— START —

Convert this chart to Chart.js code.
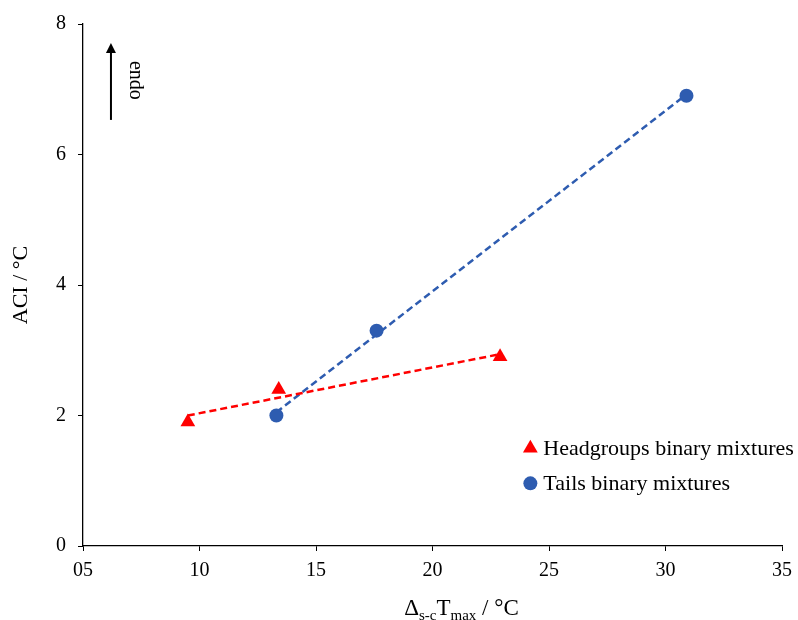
<!DOCTYPE html>
<html>
<head>
<meta charset="utf-8">
<script src="https://cdn.jsdelivr.net/npm/chart.js@4"></script>
<style>
  body { margin: 0; background: #fff; }
  #wrap { width: 798px; height: 620px; }
</style>
</head>
<body>
<div id="wrap"><canvas id="aciChart"></canvas></div>
<script>
const headX = [9.5, 13.4, 22.9];
const headY = [1.9, 2.4, 2.9];
const tailX = [13.3, 17.6, 30.9];
const tailY = [2.0, 3.3, 6.9];
// linear trend lines, end points
const headTrendX = [9.5, 22.9];
const headTrendY = [2.0, 2.94];
const tailTrendX = [13.3, 30.9];
const tailTrendY = [2.05, 6.92];
const xTickLabels = ["05", "10", "15", "20", "25", "30", "35"];
const yTickLabels = ["0", "2", "4", "6", "8"];
const seriesNames = ["Headgroups binary mixtures", "Tails binary mixtures"];

const RED = "#ff0000";
const BLUE = "#2e5cb0";
const FONT = "'Liberation Serif', 'Times New Roman', serif";

const pts = (xs, ys) => xs.map((x, i) => ({ x, y: ys[i] }));

// legend, endo arrow and the x title with subscripts
const extras = {
  id: "extras",
  afterDraw(chart) {
    const { ctx, chartArea, scales } = chart;
    const xs = scales.x, ys = scales.y;
    ctx.save();

    // endo arrow
    const ax = xs.getPixelForValue(6.2);
    const aBottom = ys.getPixelForValue(6.53);
    const aTip = ys.getPixelForValue(7.71);
    ctx.strokeStyle = "#000";
    ctx.fillStyle = "#000";
    ctx.lineWidth = 2;
    ctx.beginPath();
    ctx.moveTo(ax, aBottom);
    ctx.lineTo(ax, aTip + 8);
    ctx.stroke();
    ctx.beginPath();
    ctx.moveTo(ax, aTip);
    ctx.lineTo(ax - 5, aTip + 10);
    ctx.lineTo(ax + 5, aTip + 10);
    ctx.closePath();
    ctx.fill();

    ctx.save();
    ctx.translate(ax + 24, (aTip + aBottom) / 2 - 1);
    ctx.rotate(Math.PI / 2);
    ctx.font = "20px " + FONT;
    ctx.textAlign = "center";
    ctx.textBaseline = "middle";
    ctx.fillText("endo", 0, 0);
    ctx.restore();

    // legend
    const lx = xs.getPixelForValue(24.2);
    const rows = [ys.getPixelForValue(1.5), ys.getPixelForValue(0.96)];
    ctx.font = "22px " + FONT;
    ctx.textAlign = "left";
    ctx.textBaseline = "middle";
    rows.forEach((ry, i) => {
      if (i === 0) {
        ctx.fillStyle = RED;
        ctx.beginPath();
        ctx.moveTo(lx, ry - 8.5);
        ctx.lineTo(lx + 7.4, ry + 4.3);
        ctx.lineTo(lx - 7.4, ry + 4.3);
        ctx.closePath();
        ctx.fill();
      } else {
        ctx.fillStyle = BLUE;
        ctx.beginPath();
        ctx.arc(lx, ry, 7, 0, Math.PI * 2);
        ctx.fill();
      }
      ctx.fillStyle = "#000";
      ctx.fillText(seriesNames[i], lx + 13, ry + 1);
    });

    // x axis title: Δ(s-c) T(max) / °C
    const parts = [
      ["\u0394", 23, 0],
      ["s-c", 15, 5],
      ["T", 23, 0],
      ["max", 15, 5],
      [" / \u00b0C", 23, 0]
    ];
    ctx.textBaseline = "alphabetic";
    let total = 0;
    parts.forEach(([t, s]) => {
      ctx.font = s + "px " + FONT;
      total += ctx.measureText(t).width;
    });
    let tx = (chartArea.left + chartArea.right) / 2 + 29 - total / 2;
    const base = 615;
    parts.forEach(([t, s, dy]) => {
      ctx.font = s + "px " + FONT;
      ctx.fillText(t, tx, base + dy);
      tx += ctx.measureText(t).width;
    });

    ctx.restore();
  }
};

function renderChart() {
  const ctx = document.getElementById("aciChart").getContext("2d");
  new Chart(ctx, {
    type: "scatter",
    data: {
      datasets: [
        {
          label: seriesNames[0],
          data: pts(headX, headY),
          pointStyle: "triangle",
          pointRadius: 8.5,
          backgroundColor: RED,
          borderColor: RED,
          borderWidth: 0,
          order: 1
        },
        {
          label: seriesNames[1],
          data: pts(tailX, tailY),
          pointStyle: "circle",
          pointRadius: 7,
          backgroundColor: BLUE,
          borderColor: BLUE,
          borderWidth: 0,
          order: 1
        },
        {
          type: "line",
          data: pts(headTrendX, headTrendY),
          borderColor: RED,
          borderWidth: 2.5,
          borderDash: [7, 4],
          pointRadius: 0,
          fill: false,
          order: 2
        },
        {
          type: "line",
          data: pts(tailTrendX, tailTrendY),
          borderColor: BLUE,
          borderWidth: 2.5,
          borderDash: [7, 4],
          pointRadius: 0,
          fill: false,
          order: 2
        }
      ]
    },
    options: {
      responsive: true,
      maintainAspectRatio: false,
      animation: false,
      layout: { padding: { top: 22, right: 16, left: 0, bottom: 0 } },
      plugins: {
        legend: { display: false },
        tooltip: { enabled: false }
      },
      scales: {
        x: {
          type: "linear",
          min: 5,
          max: 35,
          afterFit: (s) => { s.height = 74; s.paddingRight = 0; },
          ticks: {
            stepSize: 5,
            padding: 8,
            color: "#000",
            font: { family: FONT, size: 20 },
            callback: (v, i) => xTickLabels[i]
          },
          grid: { drawOnChartArea: false, tickLength: 5, color: "#000" },
          border: { color: "#000", width: 1.3 }
        },
        y: {
          min: 0,
          max: 8,
          afterFit: (s) => { s.width = 83; },
          ticks: {
            stepSize: 2,
            padding: 12,
            color: "#000",
            font: { family: FONT, size: 20 },
            callback: (v) => yTickLabels[v / 2]
          },
          grid: { drawOnChartArea: false, tickLength: 5, color: "#000" },
          border: { color: "#000", width: 1.3 },
          title: {
            display: true,
            text: "ACI / \u00b0C",
            color: "#000",
            font: { family: FONT, size: 22 },
            padding: { top: 8, bottom: 0 }
          }
        }
      }
    },
    plugins: [extras]
  });
}

document.addEventListener("DOMContentLoaded", renderChart);
</script>
</body>
</html>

— END —

Output the lines above in full and exactly as given, omitting any pictures.

Convert this chart to Chart.js code.
<!DOCTYPE html>
<html>
<head>
<meta charset="utf-8">
<script src="https://cdn.jsdelivr.net/npm/chart.js@4"></script>
<style>
  body { margin: 0; background: #fff; }
  #wrap { width: 798px; height: 620px; }
</style>
</head>
<body>
<div id="wrap"><canvas id="aciChart"></canvas></div>
<script>
const headX = [9.5, 13.4, 22.9];
const headY = [1.9, 2.4, 2.9];
const tailX = [13.3, 17.6, 30.9];
const tailY = [2.0, 3.3, 6.9];
// linear trend lines, end points
const headTrendX = [9.5, 22.9];
const headTrendY = [2.0, 2.94];
const tailTrendX = [13.3, 30.9];
const tailTrendY = [2.05, 6.92];
const xTickLabels = ["05", "10", "15", "20", "25", "30", "35"];
const yTickLabels = ["0", "2", "4", "6", "8"];
const seriesNames = ["Headgroups binary mixtures", "Tails binary mixtures"];

const RED = "#ff0000";
const BLUE = "#2e5cb0";
const FONT = "'Liberation Serif', 'Times New Roman', serif";

const pts = (xs, ys) => xs.map((x, i) => ({ x, y: ys[i] }));

// legend, endo arrow and the x title with subscripts
const extras = {
  id: "extras",
  afterDraw(chart) {
    const { ctx, chartArea, scales } = chart;
    const xs = scales.x, ys = scales.y;
    ctx.save();

    // endo arrow
    const ax = xs.getPixelForValue(6.2);
    const aBottom = ys.getPixelForValue(6.53);
    const aTip = ys.getPixelForValue(7.71);
    ctx.strokeStyle = "#000";
    ctx.fillStyle = "#000";
    ctx.lineWidth = 2;
    ctx.beginPath();
    ctx.moveTo(ax, aBottom);
    ctx.lineTo(ax, aTip + 8);
    ctx.stroke();
    ctx.beginPath();
    ctx.moveTo(ax, aTip);
    ctx.lineTo(ax - 5, aTip + 10);
    ctx.lineTo(ax + 5, aTip + 10);
    ctx.closePath();
    ctx.fill();

    ctx.save();
    ctx.translate(ax + 24, (aTip + aBottom) / 2 - 1);
    ctx.rotate(Math.PI / 2);
    ctx.font = "20px " + FONT;
    ctx.textAlign = "center";
    ctx.textBaseline = "middle";
    ctx.fillText("endo", 0, 0);
    ctx.restore();

    // legend
    const lx = xs.getPixelForValue(24.2);
    const rows = [ys.getPixelForValue(1.5), ys.getPixelForValue(0.96)];
    ctx.font = "22px " + FONT;
    ctx.textAlign = "left";
    ctx.textBaseline = "middle";
    rows.forEach((ry, i) => {
      if (i === 0) {
        ctx.fillStyle = RED;
        ctx.beginPath();
        ctx.moveTo(lx, ry - 8.5);
        ctx.lineTo(lx + 7.4, ry + 4.3);
        ctx.lineTo(lx - 7.4, ry + 4.3);
        ctx.closePath();
        ctx.fill();
      } else {
        ctx.fillStyle = BLUE;
        ctx.beginPath();
        ctx.arc(lx, ry, 7, 0, Math.PI * 2);
        ctx.fill();
      }
      ctx.fillStyle = "#000";
      ctx.fillText(seriesNames[i], lx + 13, ry + 1);
    });

    // x axis title: Δ(s-c) T(max) / °C
    const parts = [
      ["\u0394", 23, 0],
      ["s-c", 15, 5],
      ["T", 23, 0],
      ["max", 15, 5],
      [" / \u00b0C", 23, 0]
    ];
    ctx.textBaseline = "alphabetic";
    let total = 0;
    parts.forEach(([t, s]) => {
      ctx.font = s + "px " + FONT;
      total += ctx.measureText(t).width;
    });
    let tx = (chartArea.left + chartArea.right) / 2 + 29 - total / 2;
    const base = 615;
    parts.forEach(([t, s, dy]) => {
      ctx.font = s + "px " + FONT;
      ctx.fillText(t, tx, base + dy);
      tx += ctx.measureText(t).width;
    });

    ctx.restore();
  }
};

function renderChart() {
  const ctx = document.getElementById("aciChart").getContext("2d");
  new Chart(ctx, {
    type: "scatter",
    data: {
      datasets: [
        {
          label: seriesNames[0],
          data: pts(headX, headY),
          pointStyle: "triangle",
          pointRadius: 8.5,
          backgroundColor: RED,
          borderColor: RED,
          borderWidth: 0,
          order: 1
        },
        {
          label: seriesNames[1],
          data: pts(tailX, tailY),
          pointStyle: "circle",
          pointRadius: 7,
          backgroundColor: BLUE,
          borderColor: BLUE,
          borderWidth: 0,
          order: 1
        },
        {
          type: "line",
          data: pts(headTrendX, headTrendY),
          borderColor: RED,
          borderWidth: 2.5,
          borderDash: [7, 4],
          pointRadius: 0,
          fill: false,
          order: 2
        },
        {
          type: "line",
          data: pts(tailTrendX, tailTrendY),
          borderColor: BLUE,
          borderWidth: 2.5,
          borderDash: [7, 4],
          pointRadius: 0,
          fill: false,
          order: 2
        }
      ]
    },
    options: {
      responsive: true,
      maintainAspectRatio: false,
      animation: false,
      layout: { padding: { top: 22, right: 16, left: 0, bottom: 0 } },
      plugins: {
        legend: { display: false },
        tooltip: { enabled: false }
      },
      scales: {
        x: {
          type: "linear",
          min: 5,
          max: 35,
          afterFit: (s) => { s.height = 74; s.paddingRight = 0; },
          ticks: {
            stepSize: 5,
            padding: 8,
            color: "#000",
            font: { family: FONT, size: 20 },
            callback: (v, i) => xTickLabels[i]
          },
          grid: { drawOnChartArea: false, tickLength: 5, color: "#000" },
          border: { color: "#000", width: 1.3 }
        },
        y: {
          min: 0,
          max: 8,
          afterFit: (s) => { s.width = 83; },
          ticks: {
            stepSize: 2,
            padding: 12,
            color: "#000",
            font: { family: FONT, size: 20 },
            callback: (v) => yTickLabels[v / 2]
          },
          grid: { drawOnChartArea: false, tickLength: 5, color: "#000" },
          border: { color: "#000", width: 1.3 },
          title: {
            display: true,
            text: "ACI / \u00b0C",
            color: "#000",
            font: { family: FONT, size: 22 },
            padding: { top: 8, bottom: 0 }
          }
        }
      }
    },
    plugins: [extras]
  });
}

document.addEventListener("DOMContentLoaded", renderChart);
</script>
</body>
</html>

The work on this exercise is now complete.